JPMorgan Chase delivered a solid Q4 2024, with net income of $14.0 billion and EPS of $4.81 on revenue of $43.7 billion, yielding ROTCE of 21% for the quarter. Management highlighted broad strength across the franchise, including record long-term net inflows in Asset & Wealth Management (AWM), strong Markets performance, and continued balance sheet resilience. Full-year 2024 metrics remained robust: net income of ~$54 billion on an ROTCE of ~20% excluding notable items, with revenue totaling around $173 billion. The firm ended the quarter with a CET1 ratio of 15.7%, up 40 bps sequentially, supported by earnings, lower risk-weighted assets, OCI dynamics, and capital returns (including $4 billion of net share repurchases).
Looking forward, 2025 guidance emphasizes a normalization trajectory for net interest income (NII) ex-markets to roughly $90 billion, with total firm NII near $94 billion as markets NII expands while non-interest income remains a key driver through asset management, payments, and advisory activity. Expenses are guided to ~ $95 billion in 2025, reflecting ongoing investment in growth initiatives, technology, risk, and completion of modernization efforts. Management cautions that NII normalization will likely occur, but may be tempered by rate paths and deposit dynamics. The long-run outlook remains constructive for JPMorgan given franchise breadth, operating scale, and capital strength, though investors should monitor regulatory developments, macro risk, and the pace of deposit growth.

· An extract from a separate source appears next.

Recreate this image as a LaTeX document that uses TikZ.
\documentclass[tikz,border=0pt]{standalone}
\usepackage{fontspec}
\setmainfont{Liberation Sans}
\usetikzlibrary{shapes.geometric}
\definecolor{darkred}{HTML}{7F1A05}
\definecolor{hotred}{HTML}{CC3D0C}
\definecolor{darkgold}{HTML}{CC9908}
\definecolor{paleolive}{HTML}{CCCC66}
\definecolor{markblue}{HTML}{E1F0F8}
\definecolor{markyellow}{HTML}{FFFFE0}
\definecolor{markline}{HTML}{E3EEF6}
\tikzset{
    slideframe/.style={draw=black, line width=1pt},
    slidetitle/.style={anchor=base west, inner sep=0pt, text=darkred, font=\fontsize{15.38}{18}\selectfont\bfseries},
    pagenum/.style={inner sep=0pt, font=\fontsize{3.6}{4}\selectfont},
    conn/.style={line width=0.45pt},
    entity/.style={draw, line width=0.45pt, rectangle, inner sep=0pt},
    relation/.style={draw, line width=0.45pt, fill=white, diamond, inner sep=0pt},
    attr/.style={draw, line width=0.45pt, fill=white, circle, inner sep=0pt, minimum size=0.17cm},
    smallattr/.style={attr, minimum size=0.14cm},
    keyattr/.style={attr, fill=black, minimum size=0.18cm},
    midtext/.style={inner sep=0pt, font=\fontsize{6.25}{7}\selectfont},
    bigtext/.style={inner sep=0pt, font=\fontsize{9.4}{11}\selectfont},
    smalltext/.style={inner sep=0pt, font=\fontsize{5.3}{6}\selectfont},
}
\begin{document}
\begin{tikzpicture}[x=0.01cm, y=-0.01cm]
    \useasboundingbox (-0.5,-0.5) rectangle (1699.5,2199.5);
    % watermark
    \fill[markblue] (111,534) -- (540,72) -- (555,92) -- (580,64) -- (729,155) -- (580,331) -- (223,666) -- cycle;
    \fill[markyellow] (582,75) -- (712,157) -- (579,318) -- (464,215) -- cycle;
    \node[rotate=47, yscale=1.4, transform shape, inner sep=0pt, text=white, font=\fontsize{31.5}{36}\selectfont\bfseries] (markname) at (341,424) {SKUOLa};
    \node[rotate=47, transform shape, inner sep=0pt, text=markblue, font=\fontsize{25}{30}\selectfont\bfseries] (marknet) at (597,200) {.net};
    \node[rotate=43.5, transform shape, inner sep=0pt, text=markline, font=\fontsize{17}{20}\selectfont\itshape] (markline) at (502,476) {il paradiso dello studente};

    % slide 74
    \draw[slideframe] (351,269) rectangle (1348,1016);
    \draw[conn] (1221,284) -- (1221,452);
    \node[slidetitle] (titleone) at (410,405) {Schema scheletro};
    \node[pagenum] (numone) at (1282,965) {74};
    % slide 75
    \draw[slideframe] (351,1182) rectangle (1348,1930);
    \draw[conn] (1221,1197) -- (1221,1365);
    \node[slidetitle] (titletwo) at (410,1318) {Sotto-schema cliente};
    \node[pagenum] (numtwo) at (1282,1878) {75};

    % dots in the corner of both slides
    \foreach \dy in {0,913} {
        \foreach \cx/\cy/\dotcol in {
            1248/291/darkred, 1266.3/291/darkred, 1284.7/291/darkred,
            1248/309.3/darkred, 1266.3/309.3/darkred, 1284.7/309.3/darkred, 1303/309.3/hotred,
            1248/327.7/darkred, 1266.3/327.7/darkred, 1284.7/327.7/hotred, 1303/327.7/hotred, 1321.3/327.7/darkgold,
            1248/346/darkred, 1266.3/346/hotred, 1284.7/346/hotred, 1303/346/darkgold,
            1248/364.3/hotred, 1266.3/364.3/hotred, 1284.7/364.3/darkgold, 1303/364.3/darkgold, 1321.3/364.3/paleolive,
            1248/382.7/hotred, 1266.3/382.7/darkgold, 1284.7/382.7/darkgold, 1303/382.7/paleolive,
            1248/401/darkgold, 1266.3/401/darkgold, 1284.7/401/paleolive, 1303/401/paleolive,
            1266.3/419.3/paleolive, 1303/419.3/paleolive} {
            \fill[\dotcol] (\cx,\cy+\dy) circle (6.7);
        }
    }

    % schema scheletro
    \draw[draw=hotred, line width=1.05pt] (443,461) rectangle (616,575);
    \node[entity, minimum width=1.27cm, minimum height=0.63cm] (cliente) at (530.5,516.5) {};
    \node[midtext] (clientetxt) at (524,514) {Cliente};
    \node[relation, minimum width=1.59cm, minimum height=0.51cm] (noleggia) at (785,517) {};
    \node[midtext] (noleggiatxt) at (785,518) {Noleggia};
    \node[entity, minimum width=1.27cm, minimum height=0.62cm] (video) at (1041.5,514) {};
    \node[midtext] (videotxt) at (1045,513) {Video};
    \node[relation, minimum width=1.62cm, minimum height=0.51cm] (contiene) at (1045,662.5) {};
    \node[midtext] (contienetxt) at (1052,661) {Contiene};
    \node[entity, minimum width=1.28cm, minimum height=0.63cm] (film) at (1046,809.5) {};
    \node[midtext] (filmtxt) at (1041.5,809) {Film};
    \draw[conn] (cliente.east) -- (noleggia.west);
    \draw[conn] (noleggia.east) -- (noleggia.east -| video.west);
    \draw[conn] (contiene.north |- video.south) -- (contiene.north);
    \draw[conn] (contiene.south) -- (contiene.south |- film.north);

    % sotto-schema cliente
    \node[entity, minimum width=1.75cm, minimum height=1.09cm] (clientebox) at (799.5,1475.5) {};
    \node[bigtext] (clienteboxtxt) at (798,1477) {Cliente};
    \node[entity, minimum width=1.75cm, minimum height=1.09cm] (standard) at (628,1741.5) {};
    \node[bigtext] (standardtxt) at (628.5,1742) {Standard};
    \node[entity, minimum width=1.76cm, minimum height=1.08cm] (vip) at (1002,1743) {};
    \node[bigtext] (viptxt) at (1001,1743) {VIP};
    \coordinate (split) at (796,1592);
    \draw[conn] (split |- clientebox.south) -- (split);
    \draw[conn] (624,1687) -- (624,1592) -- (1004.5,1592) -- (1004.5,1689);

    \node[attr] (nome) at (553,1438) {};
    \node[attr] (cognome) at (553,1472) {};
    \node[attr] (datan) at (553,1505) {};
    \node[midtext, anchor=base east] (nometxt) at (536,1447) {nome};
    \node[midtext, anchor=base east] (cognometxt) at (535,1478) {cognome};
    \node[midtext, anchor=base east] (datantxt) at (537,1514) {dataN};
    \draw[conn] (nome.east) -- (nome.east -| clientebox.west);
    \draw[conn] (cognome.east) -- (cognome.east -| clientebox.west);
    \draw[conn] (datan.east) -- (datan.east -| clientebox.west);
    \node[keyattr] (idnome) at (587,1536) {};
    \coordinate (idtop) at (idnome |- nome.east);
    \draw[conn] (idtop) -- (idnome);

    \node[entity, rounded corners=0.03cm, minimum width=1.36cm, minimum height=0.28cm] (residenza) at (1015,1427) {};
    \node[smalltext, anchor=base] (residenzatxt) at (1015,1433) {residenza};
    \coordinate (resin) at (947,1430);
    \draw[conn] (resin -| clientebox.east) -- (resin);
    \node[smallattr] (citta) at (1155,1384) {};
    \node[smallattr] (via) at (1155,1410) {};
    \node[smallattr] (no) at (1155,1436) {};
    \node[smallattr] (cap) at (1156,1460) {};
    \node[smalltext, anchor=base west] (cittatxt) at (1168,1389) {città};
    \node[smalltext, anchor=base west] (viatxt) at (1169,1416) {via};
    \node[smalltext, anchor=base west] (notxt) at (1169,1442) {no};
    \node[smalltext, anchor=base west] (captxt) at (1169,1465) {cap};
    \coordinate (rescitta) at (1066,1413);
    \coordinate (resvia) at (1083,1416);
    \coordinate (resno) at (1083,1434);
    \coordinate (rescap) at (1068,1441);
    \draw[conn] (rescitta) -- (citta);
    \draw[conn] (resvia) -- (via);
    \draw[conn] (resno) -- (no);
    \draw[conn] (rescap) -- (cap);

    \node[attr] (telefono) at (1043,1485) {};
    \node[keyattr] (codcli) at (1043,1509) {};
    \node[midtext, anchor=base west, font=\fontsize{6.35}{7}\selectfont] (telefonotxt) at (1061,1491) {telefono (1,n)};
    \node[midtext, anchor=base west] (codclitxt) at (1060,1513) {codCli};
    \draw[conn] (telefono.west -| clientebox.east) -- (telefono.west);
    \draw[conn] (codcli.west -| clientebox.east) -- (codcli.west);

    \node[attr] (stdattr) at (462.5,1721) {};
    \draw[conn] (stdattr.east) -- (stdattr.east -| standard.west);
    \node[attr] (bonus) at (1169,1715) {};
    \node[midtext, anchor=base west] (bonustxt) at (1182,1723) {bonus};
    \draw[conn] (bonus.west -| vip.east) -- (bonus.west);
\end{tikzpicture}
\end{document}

Overall, JPM remains a premier, diversified financial franchise with strong capital adequacy, resilient cash generation, and a disciplined approach to capital allocation. The balance of high-return areas (CIB, card-related lending, wealth inflows) against ongoing regulatory and macro risks defines the near-term trajectory, with a constructive medium-term path anchored in franchise strength and disciplined capital management.